§ **Record extracts**:

>> START

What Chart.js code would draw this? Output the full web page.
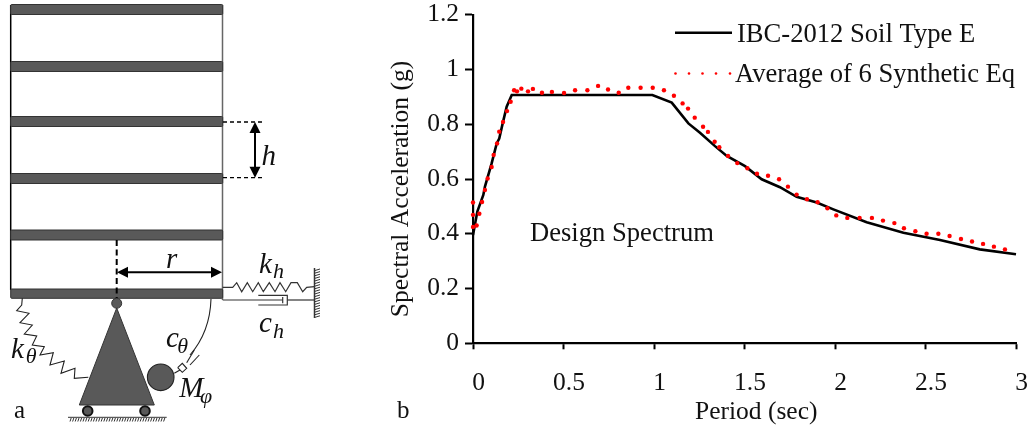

>> END
>> START

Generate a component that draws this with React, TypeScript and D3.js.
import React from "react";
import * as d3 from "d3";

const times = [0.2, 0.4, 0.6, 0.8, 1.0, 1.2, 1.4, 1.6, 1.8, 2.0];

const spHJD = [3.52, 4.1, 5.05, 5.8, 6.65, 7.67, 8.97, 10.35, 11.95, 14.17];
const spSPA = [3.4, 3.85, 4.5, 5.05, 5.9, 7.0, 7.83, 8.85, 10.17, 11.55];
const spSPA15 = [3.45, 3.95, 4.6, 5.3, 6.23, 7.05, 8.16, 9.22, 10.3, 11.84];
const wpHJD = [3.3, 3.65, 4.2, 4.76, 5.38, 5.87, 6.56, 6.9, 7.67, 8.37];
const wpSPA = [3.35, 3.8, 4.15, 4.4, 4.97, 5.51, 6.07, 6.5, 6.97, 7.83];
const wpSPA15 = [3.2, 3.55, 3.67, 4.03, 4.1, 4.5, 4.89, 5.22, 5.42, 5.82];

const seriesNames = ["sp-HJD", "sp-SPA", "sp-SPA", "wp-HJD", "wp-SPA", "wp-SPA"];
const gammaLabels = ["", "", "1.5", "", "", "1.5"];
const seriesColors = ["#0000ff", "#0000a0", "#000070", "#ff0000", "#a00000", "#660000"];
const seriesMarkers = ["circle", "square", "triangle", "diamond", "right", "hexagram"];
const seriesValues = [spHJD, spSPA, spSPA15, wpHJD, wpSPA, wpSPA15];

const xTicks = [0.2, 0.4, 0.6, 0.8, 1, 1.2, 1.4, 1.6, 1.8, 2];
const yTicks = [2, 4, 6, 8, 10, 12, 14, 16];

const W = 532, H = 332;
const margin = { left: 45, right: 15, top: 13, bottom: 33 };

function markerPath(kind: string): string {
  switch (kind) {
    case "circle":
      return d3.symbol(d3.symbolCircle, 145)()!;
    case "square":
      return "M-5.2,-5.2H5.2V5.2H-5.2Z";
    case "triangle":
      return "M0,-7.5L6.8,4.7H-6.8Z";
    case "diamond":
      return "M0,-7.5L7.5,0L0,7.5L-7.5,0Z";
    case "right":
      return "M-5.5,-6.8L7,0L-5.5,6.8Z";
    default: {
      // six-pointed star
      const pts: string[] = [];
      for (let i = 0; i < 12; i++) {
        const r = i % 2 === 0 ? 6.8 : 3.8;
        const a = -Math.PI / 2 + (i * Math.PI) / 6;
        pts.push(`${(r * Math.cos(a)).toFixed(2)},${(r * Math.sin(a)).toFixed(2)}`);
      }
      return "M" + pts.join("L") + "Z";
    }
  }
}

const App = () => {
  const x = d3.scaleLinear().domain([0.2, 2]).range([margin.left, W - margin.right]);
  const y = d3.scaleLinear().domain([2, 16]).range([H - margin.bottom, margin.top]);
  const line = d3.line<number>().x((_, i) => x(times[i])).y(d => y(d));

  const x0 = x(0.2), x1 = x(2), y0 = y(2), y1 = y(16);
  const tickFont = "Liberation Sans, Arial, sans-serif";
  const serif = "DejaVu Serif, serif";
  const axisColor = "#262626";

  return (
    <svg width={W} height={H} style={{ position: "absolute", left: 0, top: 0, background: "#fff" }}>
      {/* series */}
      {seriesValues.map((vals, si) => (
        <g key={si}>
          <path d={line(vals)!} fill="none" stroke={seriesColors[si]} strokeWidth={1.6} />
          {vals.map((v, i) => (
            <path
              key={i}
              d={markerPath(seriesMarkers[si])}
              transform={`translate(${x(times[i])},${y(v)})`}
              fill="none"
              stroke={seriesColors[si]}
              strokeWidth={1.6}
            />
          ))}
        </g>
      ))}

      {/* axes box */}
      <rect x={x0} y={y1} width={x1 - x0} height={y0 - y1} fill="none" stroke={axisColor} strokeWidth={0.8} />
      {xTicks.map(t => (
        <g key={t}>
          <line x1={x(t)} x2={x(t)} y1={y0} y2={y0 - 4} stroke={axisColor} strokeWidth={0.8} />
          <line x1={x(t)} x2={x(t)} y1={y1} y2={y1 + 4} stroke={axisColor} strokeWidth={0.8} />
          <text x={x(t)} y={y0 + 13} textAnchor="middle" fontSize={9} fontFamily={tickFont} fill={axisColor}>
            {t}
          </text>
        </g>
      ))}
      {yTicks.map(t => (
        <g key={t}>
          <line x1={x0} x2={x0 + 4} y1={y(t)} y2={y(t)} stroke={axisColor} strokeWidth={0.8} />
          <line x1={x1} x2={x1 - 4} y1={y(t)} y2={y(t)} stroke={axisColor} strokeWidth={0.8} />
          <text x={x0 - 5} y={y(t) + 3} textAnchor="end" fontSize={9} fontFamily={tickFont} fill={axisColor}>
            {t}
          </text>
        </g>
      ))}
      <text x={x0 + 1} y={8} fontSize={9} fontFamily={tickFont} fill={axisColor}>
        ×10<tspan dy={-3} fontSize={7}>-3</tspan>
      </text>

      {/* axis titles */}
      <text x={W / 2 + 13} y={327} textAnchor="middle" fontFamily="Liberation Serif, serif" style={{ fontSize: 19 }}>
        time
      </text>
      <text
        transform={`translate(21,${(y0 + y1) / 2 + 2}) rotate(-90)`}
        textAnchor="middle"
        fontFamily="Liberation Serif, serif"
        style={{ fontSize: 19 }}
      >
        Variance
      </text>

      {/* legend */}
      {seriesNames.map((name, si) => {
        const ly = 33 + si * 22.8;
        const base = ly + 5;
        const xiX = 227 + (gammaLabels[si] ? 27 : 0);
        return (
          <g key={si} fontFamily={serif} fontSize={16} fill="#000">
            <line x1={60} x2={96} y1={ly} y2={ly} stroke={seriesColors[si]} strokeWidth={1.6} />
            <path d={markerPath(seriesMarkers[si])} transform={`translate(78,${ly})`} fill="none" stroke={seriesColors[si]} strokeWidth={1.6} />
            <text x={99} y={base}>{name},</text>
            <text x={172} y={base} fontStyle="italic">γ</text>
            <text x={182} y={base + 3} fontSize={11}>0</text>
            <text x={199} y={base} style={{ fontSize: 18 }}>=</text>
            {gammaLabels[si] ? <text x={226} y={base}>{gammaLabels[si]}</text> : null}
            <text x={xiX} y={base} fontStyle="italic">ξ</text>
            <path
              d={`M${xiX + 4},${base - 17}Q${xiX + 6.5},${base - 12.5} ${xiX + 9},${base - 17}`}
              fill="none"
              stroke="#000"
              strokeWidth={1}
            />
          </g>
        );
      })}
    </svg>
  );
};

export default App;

>> END

§ **Your objective**:
Set down, exactly and alone, the run of lines from the line that has "Generate a component" to the line that has "5.22, 5.42, 5.82];".

§ **The reply**:
Generate a component that draws this with React, TypeScript and D3.js.
import React from "react";
import * as d3 from "d3";

const times = [0.2, 0.4, 0.6, 0.8, 1.0, 1.2, 1.4, 1.6, 1.8, 2.0];

const spHJD = [3.52, 4.1, 5.05, 5.8, 6.65, 7.67, 8.97, 10.35, 11.95, 14.17];
const spSPA = [3.4, 3.85, 4.5, 5.05, 5.9, 7.0, 7.83, 8.85, 10.17, 11.55];
const spSPA15 = [3.45, 3.95, 4.6, 5.3, 6.23, 7.05, 8.16, 9.22, 10.3, 11.84];
const wpHJD = [3.3, 3.65, 4.2, 4.76, 5.38, 5.87, 6.56, 6.9, 7.67, 8.37];
const wpSPA = [3.35, 3.8, 4.15, 4.4, 4.97, 5.51, 6.07, 6.5, 6.97, 7.83];
const wpSPA15 = [3.2, 3.55, 3.67, 4.03, 4.1, 4.5, 4.89, 5.22, 5.42, 5.82];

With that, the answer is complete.